In hotels/hotel grounds/beach clubs/hotel bars (bars/restaurants only in the 5* hotels), then you can get away with skimpier outfits, bikinis by the pool/on the beach.

The other thing about drinking alcohol is that as well as it being mostly a dry country, except for 5* hotel bars/restaurants, was that foreigners who lived there could buy booze from a cash and carry type off-licence out in Doha's industrial zone. You had to get an alcohol permit from your employer, and your quota was based on your salary, so you could only spend, iirc, up to 10 per cent of your monthly salary on booze, so there were restrictions even for those who were allowed to buy alcohol. And if they knew you were Muslim, iirc, you weren't allowed. Qataris weren't allowed, iirc. And the shop was closed for the whole of Ramadan, so there were massive queues the week before. Oh, and you were supposed to drive straight home from the shop, and technically you weren't supposed to drive anywhere else with it. So eg buying booze, taking it back to yours, and then a week later taking some of the booze to a pool party at someone's villa was illegal, but loads of people did it.
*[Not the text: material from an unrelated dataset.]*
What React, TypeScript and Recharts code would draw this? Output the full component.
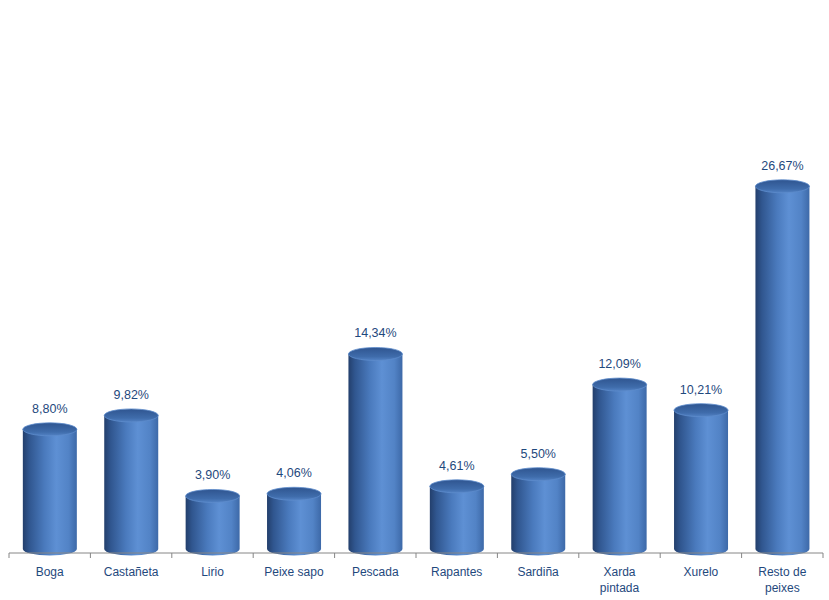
import React from 'react';
import { BarChart, Bar, XAxis, YAxis, LabelList } from 'recharts';

const categories = ['Boga', 'Castañeta', 'Lirio', 'Peixe sapo', 'Pescada', 'Rapantes', 'Sardiña', 'Xarda\npintada', 'Xurelo', 'Resto de\npeixes'];
const shares = [8.8, 9.82, 3.9, 4.06, 14.34, 4.61, 5.5, 12.09, 10.21, 26.67];

const data = categories.map((name, i) => ({ name, value: shares[i] }));

const TEXT = '#1F497D';
const FONT = '"Liberation Sans", Arial, sans-serif';
const BAND = 81.4;

const fmt = (v: number) => v.toFixed(2).replace('.', ',') + '%';

const CylinderBar = (props: any) => {
  const { x, y, width, height } = props;
  const lift = 4;
  const rx = width / 2;
  const ry = 6.5;
  const top = y - lift;
  const bottom = y + height - lift;
  return (
    <g>
      <path
        d={`M${x},${top} L${x},${bottom} A${rx},${ry} 0 0 0 ${x + width},${bottom} L${x + width},${top} Z`}
        fill="url(#cylBody)"
      />
      <ellipse cx={x + rx} cy={top} rx={rx} ry={ry} fill="url(#cylTop)" stroke="#5d8ccc" strokeWidth={0.8} />
    </g>
  );
};

const ValueLabel = (props: any) => {
  const { x, y, width, value } = props;
  return (
    <text x={x + width / 2} y={y - 20.5} textAnchor="middle" fontSize={12.5} fontFamily={FONT} fill={TEXT}>
      {fmt(value)}
    </text>
  );
};

const CategoryTick = (props: any) => {
  const { x, y, payload, index } = props;
  const lines = String(payload.value).split('\n');
  return (
    <g>
      <line x1={x - BAND / 2} x2={x - BAND / 2} y1={y} y2={y + 5} stroke="#868686" />
      {index === categories.length - 1 && (
        <line x1={x + BAND / 2} x2={x + BAND / 2} y1={y} y2={y + 5} stroke="#868686" />
      )}
      <text x={x} y={y + 23} textAnchor="middle" fontSize={12} fontFamily={FONT} fill={TEXT}>
        {lines.map((l, i) => (
          <tspan key={i} x={x} dy={i === 0 ? 0 : 16}>{l}</tspan>
        ))}
      </text>
    </g>
  );
};

export default function App() {
  return (
    <div style={{ position: 'absolute', left: 0, top: 0, background: '#fff' }}>
      <BarChart width={829} height={600} data={data} margin={{ top: 9, right: 6, left: 9, bottom: 7 }} barCategoryGap="17%">
        <defs>
          <linearGradient id="cylBody" x1="0" y1="0" x2="1" y2="0">
            <stop offset="0%" stopColor="#233f6c" />
            <stop offset="12%" stopColor="#30568f" />
            <stop offset="40%" stopColor="#4a7abd" />
            <stop offset="62%" stopColor="#5e90d4" />
            <stop offset="85%" stopColor="#5283c6" />
            <stop offset="100%" stopColor="#3d69a8" />
          </linearGradient>
          <linearGradient id="cylTop" x1="0" y1="0" x2="0" y2="1">
            <stop offset="0%" stopColor="#2f5590" />
            <stop offset="70%" stopColor="#3f6cab" />
            <stop offset="100%" stopColor="#5282c4" />
          </linearGradient>
        </defs>
        <XAxis
          dataKey="name"
          height={40}
          interval={0}
          tickLine={false}
          tickSize={0}
          tickMargin={0}
          axisLine={{ stroke: '#868686' }}
          tick={<CategoryTick />}
        />
        <YAxis hide domain={[0, 40]} />
        <Bar dataKey="value" shape={<CylinderBar />} isAnimationActive={false}>
          <LabelList dataKey="value" content={<ValueLabel />} />
        </Bar>
      </BarChart>
    </div>
  );
}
I had gay colleagues who kept their activities on the dl, obvs, didn't flaunt their relationships.
 
I don't understand why anyone would want to visit a place like that. I used to work with a female colleague who reckoned on visiting once, maybe twice a year for guaranteed sun and shopping. There are people around who choose not to care.
I don't get this. There are shops here in the UK. If you specifically want to benefit from tax-free shopping, there are shops selling designer gear in scores of other countries that are nicer places to visit.